Veut-on une preuve de plus de ce travail intérieur qui s’accomplit chez Hume dans les studieuses années de sa jeunesse? Les Dialogues sur la religion naturelle, destinés à exposer les doutes du philosophe sur l’existence de Dieu et sur le culte dû à la Divinité, ne furent écrits qu’assez tard (vers 1751), et ne furent publiés qu’après la mort de Hume. La pensée première de cet ouvrage est pourtant contemporaine de la conception du Traité de la nature humaine. C’est ce que nous apprend une lettre de Hume à son ami Gilbert Elliot, à qui il avait communiqué le manuscrit ou au moins le plan des Dialogues: « Vous avez dû voir, écrit-il, par l’échantillon que je vous ai donné, que je fais de Cléanthe[1] le héros du dialogue; tout ce que votre esprit pourra trouver pour fortifier ce côté de la discussion sera le bienvenu pour moi ; ce que vous me supposez d’inclination pour le côté opposé s’est glissé en moi contre ma volonté. Il n’y a pas longtemps que j’ai brûlé un vieux cahier écrit avant que j’eusse vingt ans, et qui contenait page par page le progrès graduel de mes idées sur ce sujet. Il débutait par la recherche empressée d’argumens à l’appui de l’opinion générale; des doutes survinrent furtivement et se dissipèrent; ils reparurent, se dissipèrent de nouveau et revinrent encore; ce fut une lutte perpétuelle d’une imagination sans cesse en travail contre l’inclination, peut-être contre la raison. »
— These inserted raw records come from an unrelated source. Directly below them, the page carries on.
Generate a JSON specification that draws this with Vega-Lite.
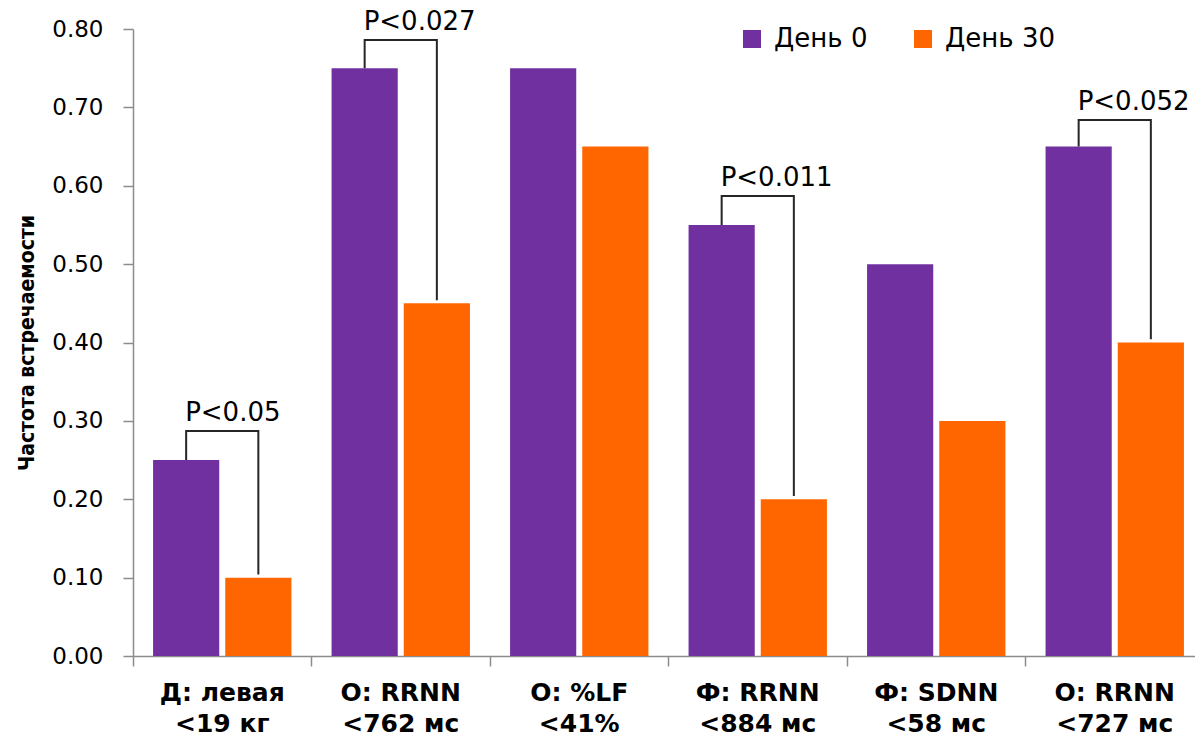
{
  "$schema": "https://vega.github.io/schema/vega-lite/v6.json",
  "width": 1062,
  "height": 627,
  "autosize": {"type": "none"},
  "padding": {"left": 133, "top": 29, "right": 0, "bottom": 82},
  "background": "white",
  "config": {"view": {"stroke": null}, "font": "DejaVu Sans"},
  "datasets": {
    "bars": [
      {"cat": "Д: левая|<19 кг", "series": "День 0", "value": 0.25},
      {"cat": "Д: левая|<19 кг", "series": "День 30", "value": 0.10},
      {"cat": "О: RRNN|<762 мс", "series": "День 0", "value": 0.75},
      {"cat": "О: RRNN|<762 мс", "series": "День 30", "value": 0.45},
      {"cat": "О: %LF|<41%", "series": "День 0", "value": 0.75},
      {"cat": "О: %LF|<41%", "series": "День 30", "value": 0.65},
      {"cat": "Ф: RRNN|<884 мс", "series": "День 0", "value": 0.55},
      {"cat": "Ф: RRNN|<884 мс", "series": "День 30", "value": 0.20},
      {"cat": "Ф: SDNN|<58 мс", "series": "День 0", "value": 0.50},
      {"cat": "Ф: SDNN|<58 мс", "series": "День 30", "value": 0.30},
      {"cat": "О: RRNN|<727 мс", "series": "День 0", "value": 0.65},
      {"cat": "О: RRNN|<727 мс", "series": "День 30", "value": 0.40}
    ],
    "brackets": [
      {"pair": "a", "o": 1, "cat": "Д: левая|<19 кг", "series": "День 0", "v": 0.25},
      {"pair": "a", "o": 2, "cat": "Д: левая|<19 кг", "series": "День 0", "v": 0.287},
      {"pair": "a", "o": 3, "cat": "Д: левая|<19 кг", "series": "День 30", "v": 0.287},
      {"pair": "a", "o": 4, "cat": "Д: левая|<19 кг", "series": "День 30", "v": 0.104},
      {"pair": "b", "o": 1, "cat": "О: RRNN|<762 мс", "series": "День 0", "v": 0.75},
      {"pair": "b", "o": 2, "cat": "О: RRNN|<762 мс", "series": "День 0", "v": 0.786},
      {"pair": "b", "o": 3, "cat": "О: RRNN|<762 мс", "series": "День 30", "v": 0.786},
      {"pair": "b", "o": 4, "cat": "О: RRNN|<762 мс", "series": "День 30", "v": 0.454},
      {"pair": "c", "o": 1, "cat": "Ф: RRNN|<884 мс", "series": "День 0", "v": 0.55},
      {"pair": "c", "o": 2, "cat": "Ф: RRNN|<884 мс", "series": "День 0", "v": 0.587},
      {"pair": "c", "o": 3, "cat": "Ф: RRNN|<884 мс", "series": "День 30", "v": 0.587},
      {"pair": "c", "o": 4, "cat": "Ф: RRNN|<884 мс", "series": "День 30", "v": 0.204},
      {"pair": "d", "o": 1, "cat": "О: RRNN|<727 мс", "series": "День 0", "v": 0.65},
      {"pair": "d", "o": 2, "cat": "О: RRNN|<727 мс", "series": "День 0", "v": 0.684},
      {"pair": "d", "o": 3, "cat": "О: RRNN|<727 мс", "series": "День 30", "v": 0.684},
      {"pair": "d", "o": 4, "cat": "О: RRNN|<727 мс", "series": "День 30", "v": 0.404}
    ],
    "labels": [
      {"cat": "Д: левая|<19 кг", "series": "День 0", "v": 0.287, "label": "P<0.05"},
      {"cat": "О: RRNN|<762 мс", "series": "День 0", "v": 0.786, "label": "P<0.027"},
      {"cat": "Ф: RRNN|<884 мс", "series": "День 0", "v": 0.587, "label": "P<0.011"},
      {"cat": "О: RRNN|<727 мс", "series": "День 0", "v": 0.684, "label": "P<0.052"}
    ]
  },
  "layer": [
    {
      "data": {"name": "bars"},
      "mark": {"type": "bar"},
      "encoding": {
        "x": {
          "field": "cat", "type": "nominal",
          "scale": {"domain": ["Д: левая|<19 кг", "О: RRNN|<762 мс", "О: %LF|<41%", "Ф: RRNN|<884 мс", "Ф: SDNN|<58 мс", "О: RRNN|<727 мс"], "paddingInner": 0, "paddingOuter": 0, "range": [0, 1071]},
          "axis": {
            "title": null,
            "labelExpr": "split(datum.label, '|')",
            "labelAngle": 0,
            "labelFontWeight": "bold",
            "labelFontSize": 25,
            "labelColor": "black",
            "labelLineHeight": 31,
            "labelPadding": 14,
            "labelOverlap": false,
            "labelBound": false,
            "bandPosition": 0,
            "tickSize": 10,
            "tickColor": "#8c8c8c",
            "domainColor": "#8c8c8c",
            "tickWidth": 1.5,
            "domainWidth": 1.5
          }
        },
        "xOffset": {
          "field": "series", "type": "nominal",
          "scale": {"domain": ["День 0", "День 30"], "paddingInner": 0.0833, "paddingOuter": 0.278}
        },
        "y": {
          "field": "value", "type": "quantitative",
          "scale": {"domain": [0, 0.8], "nice": false},
          "axis": {
            "title": "Частота встречаемости",
            "titleFont": "DejaVu Sans Condensed",
            "titleFontWeight": "bold",
            "titleFontSize": 21,
            "titleColor": "black",
            "titlePadding": 14,
            "values": [0, 0.1, 0.2, 0.3, 0.4, 0.5, 0.6, 0.7, 0.8],
            "format": ".2f",
            "labelFontSize": 23,
            "labelColor": "black",
            "labelPadding": 20,
            "tickSize": 10,
            "tickColor": "#8c8c8c",
            "domainColor": "#8c8c8c",
            "tickWidth": 1.5,
            "domainWidth": 1.5,
            "grid": false
          }
        },
        "color": {
          "field": "series", "type": "nominal",
          "scale": {"domain": ["День 0", "День 30"], "range": ["#7030A0", "#FF6600"]},
          "legend": {
            "title": null,
            "orient": "none",
            "legendX": 606,
            "legendY": -3,
            "direction": "horizontal",
            "symbolType": "square",
            "symbolSize": 324,
            "symbolStrokeWidth": 0,
            "labelFontSize": 26,
            "labelColor": "black",
            "labelOffset": 9,
            "columnPadding": 42
          }
        }
      }
    },
    {
      "data": {"name": "brackets"},
      "mark": {"type": "line", "color": "#262626", "strokeWidth": 2, "clip": false, "interpolate": "linear"},
      "encoding": {
        "x": {"field": "cat", "type": "nominal"},
        "xOffset": {"field": "series", "type": "nominal"},
        "y": {"field": "v", "type": "quantitative"},
        "detail": {"field": "pair"},
        "order": {"field": "o", "type": "quantitative"}
      }
    },
    {
      "data": {"name": "labels"},
      "mark": {"type": "text", "align": "left", "baseline": "bottom", "dx": -1, "dy": -5, "fontSize": 26, "color": "black", "clip": false},
      "encoding": {
        "x": {"field": "cat", "type": "nominal"},
        "xOffset": {"field": "series", "type": "nominal"},
        "y": {"field": "v", "type": "quantitative"},
        "text": {"field": "label"}
      }
    }
  ]
}
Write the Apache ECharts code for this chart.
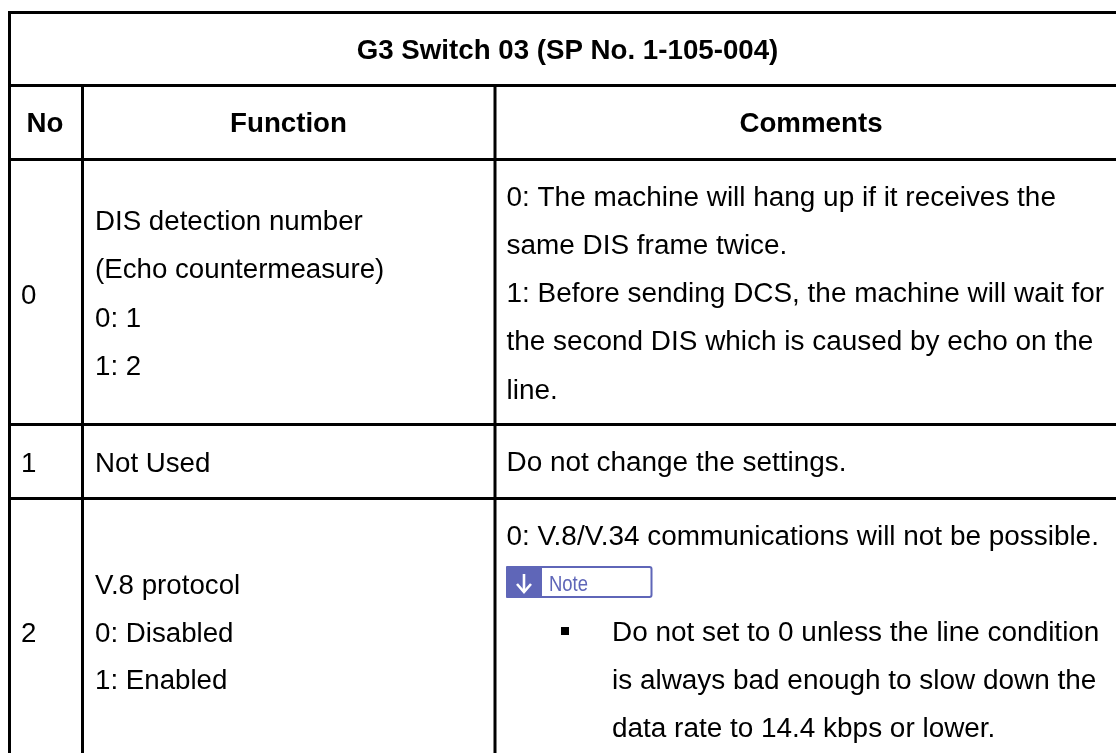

Il est bien peu d’hommes dont les opinions se soient formées avec cette maturité et après une recherche aussi consciencieuse de la vérité. De là l’accent de conviction qui respire dans tous les ouvrages de Hume, la netteté et la décision avec lesquelles il exprime sa pensée tout entière, quelque contraire qu’elle soit aux opinions reçues, la rigueur inexorable qui lui fait suivre ses prémisses jusqu’à leurs dernières conséquences, ce ton affirmatif qui l’a fait accuser de dogmatisme, et qui contraste en effet singulièrement avec une philosophie dont l’essence est le doute. Il fallait à Hume et cette sincérité et toute la confiance que donne la jeunesse pour affronter la fièvre de fanatisme et d’intolérance qui possédait alors l’Angle-

  1. C’est Cléanthe qui, dans les Dialogues, défend l’existence de Dieu contre Philon.